- Occupation: politician
- Known for: Muslim member of the National Assembly from 2009 to 2014
- Political party: United Democratic Front

= Mwalone Jangiya =

Mwalone Jangiya is a Malawian politician who was a member of the National Assembly from 2009 to 2014.

== Life ==
Jangiya was elected to the National Assembly in 2009. She was a member of the United Democratic Front (UDF) Party and she served until 2014.

In 2013 she was a member of the People's Party. She had a public row with Traditional Authority Sitola of Machinga. He accused her of looking after herself and not her constituents. He noted that bridges over waters infested with crocodiles had not been repaired and people had been killed.
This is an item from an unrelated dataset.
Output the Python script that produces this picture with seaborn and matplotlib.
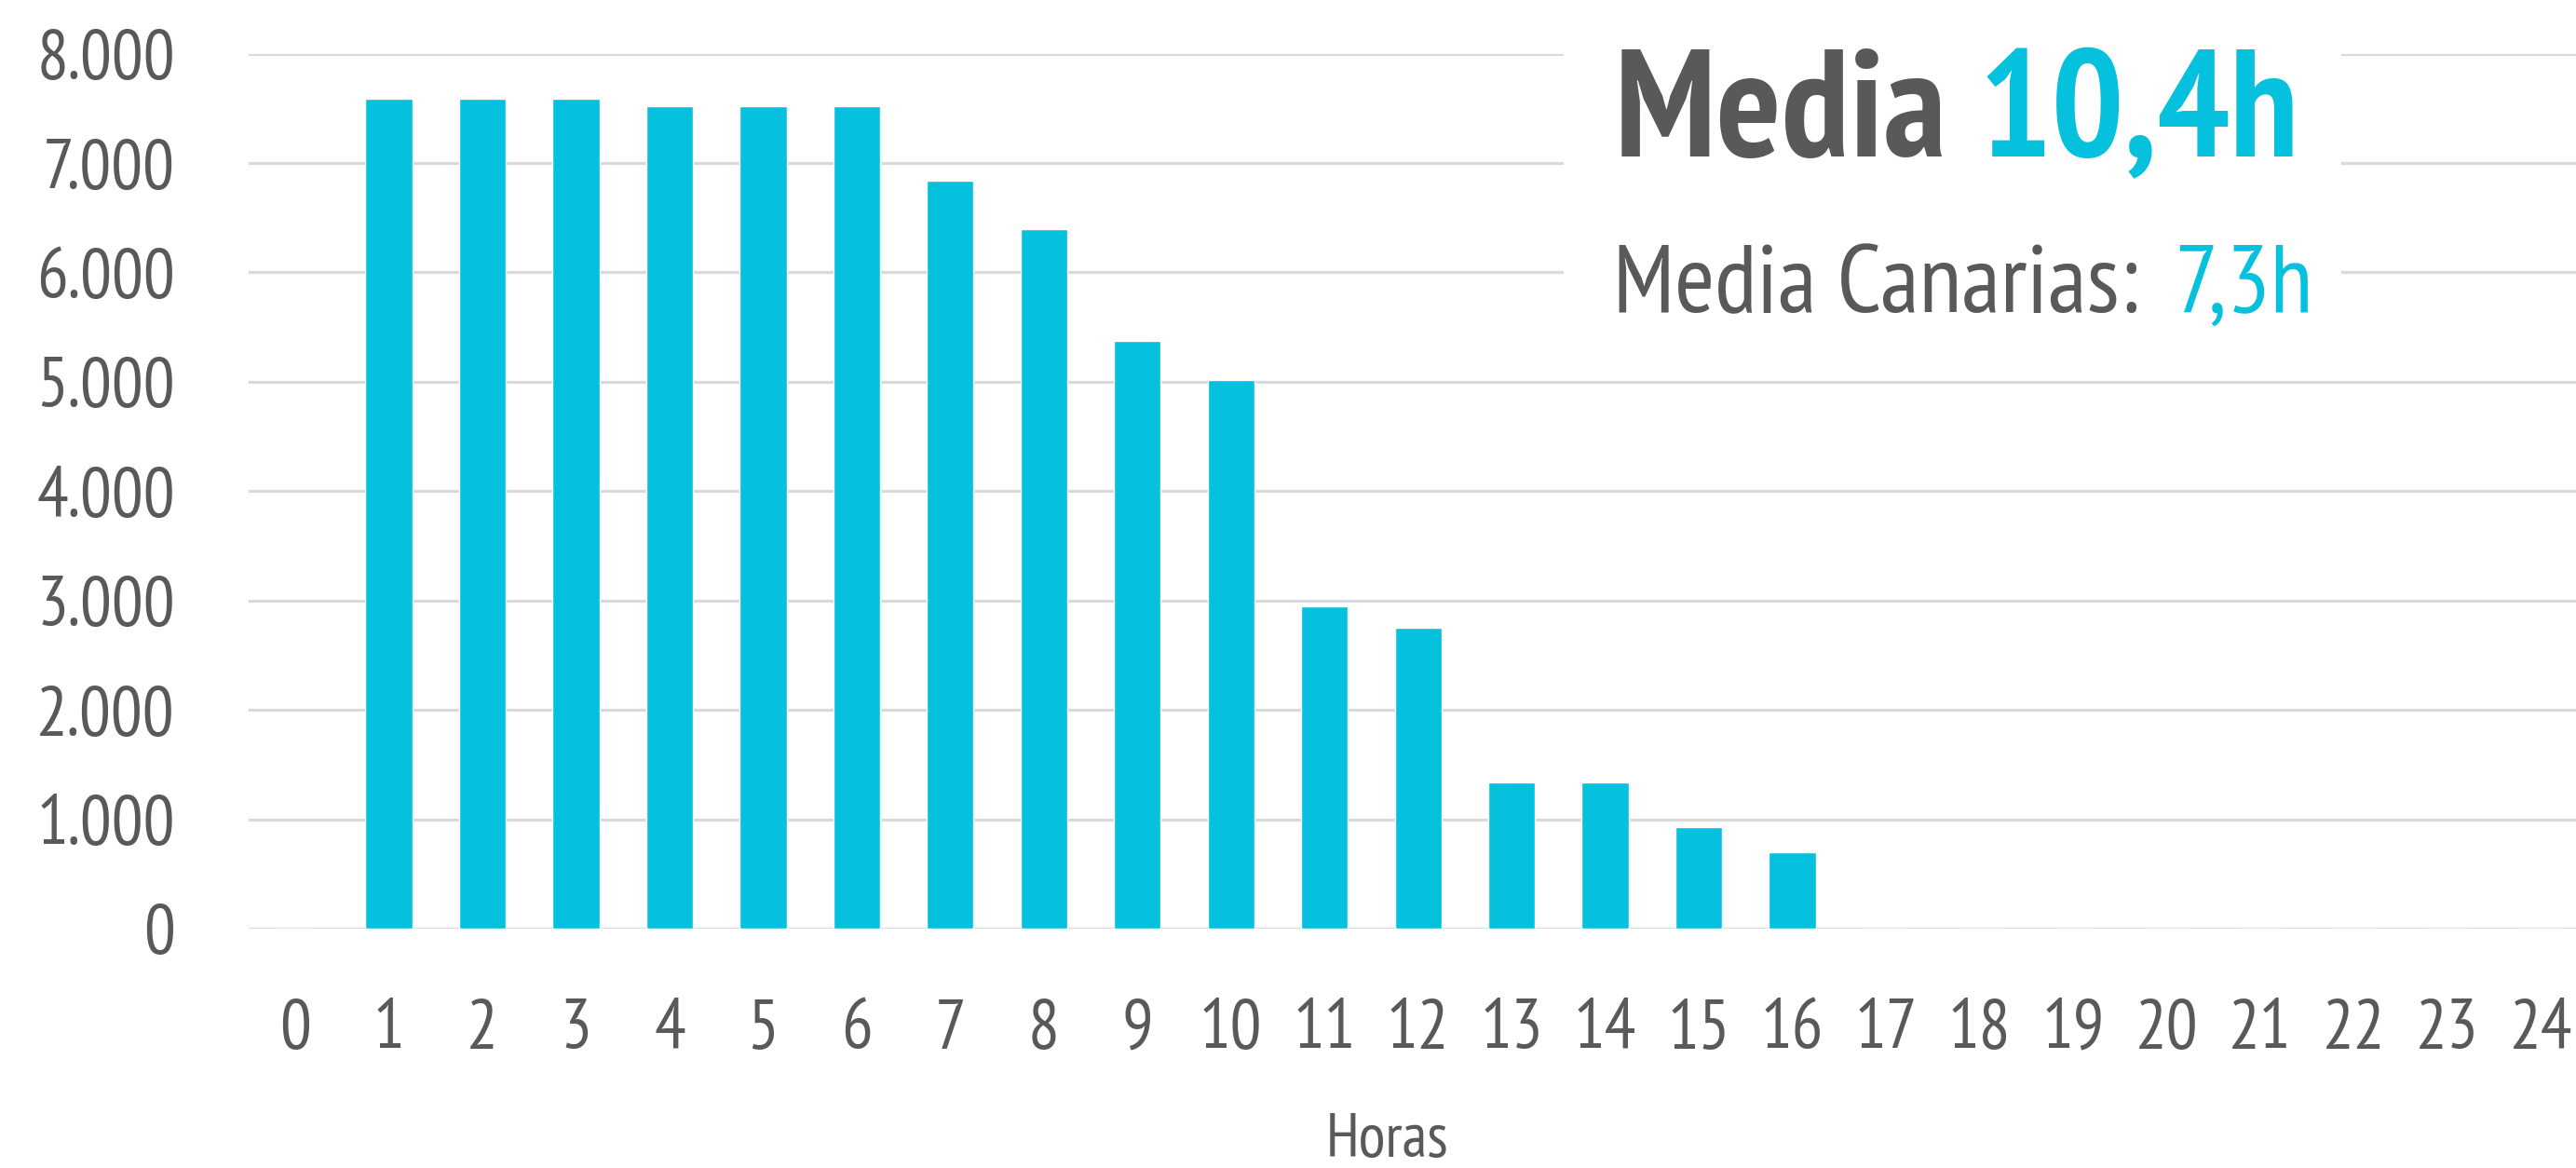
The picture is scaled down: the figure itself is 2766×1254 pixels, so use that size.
import matplotlib
matplotlib.use("Agg")
import matplotlib.pyplot as plt
import pandas as pd
import seaborn as sns
from matplotlib import font_manager
from matplotlib.patches import Rectangle

# datos: horas de duracion y numero de casos
horas = [str(h) for h in range(25)]
valores = [0, 7585, 7585, 7585, 7520, 7520, 7520, 6840, 6400, 5370, 5015,
           2950, 2750, 1340, 1340, 925, 700, 0, 0, 0, 0, 0, 0, 0, 0]
y_ticks = [0, 1000, 2000, 3000, 4000, 5000, 6000, 7000, 8000]
y_labels = ["0", "1.000", "2.000", "3.000", "4.000", "5.000", "6.000", "7.000", "8.000"]
media_txt = "10,4h"
media_canarias_txt = "7,3h"

GRIS = "#595959"
CIAN = "#05C1DE"
GRID = "#D9D9D9"


def pick_font(candidates):
    names = set(f.name for f in font_manager.fontManager.ttflist)
    for c in candidates:
        if c in names:
            return c
    return "DejaVu Sans"


def text_after(fig, prev, s, gap=0.0, **kw):
    # coloca un texto justo a la derecha de otro, en la misma linea base
    fig.canvas.draw()
    bb = prev.get_window_extent().transformed(fig.transFigure.inverted())
    x, y = prev.get_position()
    return fig.text(bb.x1 + gap, y, s, va="baseline", ha="left", **kw)


def main():
    sns.set_theme(style="white")
    fuente = pick_font(["PT Sans Narrow", "Archivo Narrow", "Asap Condensed", "Liberation Sans"])
    plt.rcParams["font.family"] = [fuente, "DejaVu Sans"]

    df = pd.DataFrame({"Horas": horas, "Valor": valores})

    fig = plt.figure(figsize=(27.66, 12.54), dpi=100)
    ax = fig.add_axes([0.0965, 0.205, 0.908, 0.749])

    sns.barplot(data=df, x="Horas", y="Valor", order=horas, color=CIAN,
                width=0.5, saturation=1, ax=ax)

    ax.set_ylim(0, 8000)
    ax.set_yticks(y_ticks)
    ax.set_yticklabels(y_labels)
    ax.set_axisbelow(True)
    ax.yaxis.grid(True, color=GRID, linewidth=2.3)
    ax.xaxis.grid(False)
    for s in ax.spines.values():
        s.set_visible(False)

    ax.tick_params(axis="x", length=0, pad=54, labelsize=54, labelcolor=GRIS)
    ax.tick_params(axis="y", length=0, pad=57, labelsize=54, labelcolor=GRIS)

    ax.set_ylabel("")
    ax.set_xlabel("Horas", fontsize=48, color=GRIS)
    ax.xaxis.label.set_va("baseline")
    ax.xaxis.set_label_coords(0.487, -0.261)

    # caja blanca que corta las lineas de la cuadricula tras el texto
    fig.patches.append(Rectangle((0.607, 0.72), 0.302, 0.252, transform=fig.transFigure,
                                 facecolor="white", edgecolor="none", zorder=2))

    t1 = fig.text(0.627, 0.866, "Media ", fontsize=118, fontweight="bold",
                  color=GRIS, va="baseline", ha="left", zorder=3)
    text_after(fig, t1, media_txt, fontsize=118, fontweight="bold", color=CIAN, zorder=3)

    t2 = fig.text(0.626, 0.733, "Media Canarias: ", fontsize=75,
                  color=GRIS, va="baseline", ha="left", zorder=3)
    text_after(fig, t2, media_canarias_txt, gap=0.0055, fontsize=75, color=CIAN, zorder=3)

    fig.savefig("out.png", dpi=100, facecolor="white")
    plt.close(fig)


if __name__ == "__main__":
    main()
He advised his followers not to vote for her.

In 2014 she visited Machinga District Hospital with other Muslims celebrating Eid al-Fitr. They distributed food and presents to the patients there. She was not the only Muslim woman in parliament - the others were Halima Daud, Nasreen Pilan, Abida Mia, Easter Majaza and Amina Lijala.

She stood in the 2018 election as an independent in the Machinga Likwenu constituency and nearly won with over 4,000 votes. However David Lally of the UDF party had about 50 mores than her.

In 2019 she did not stand for election but she endorsed Bright Msaka.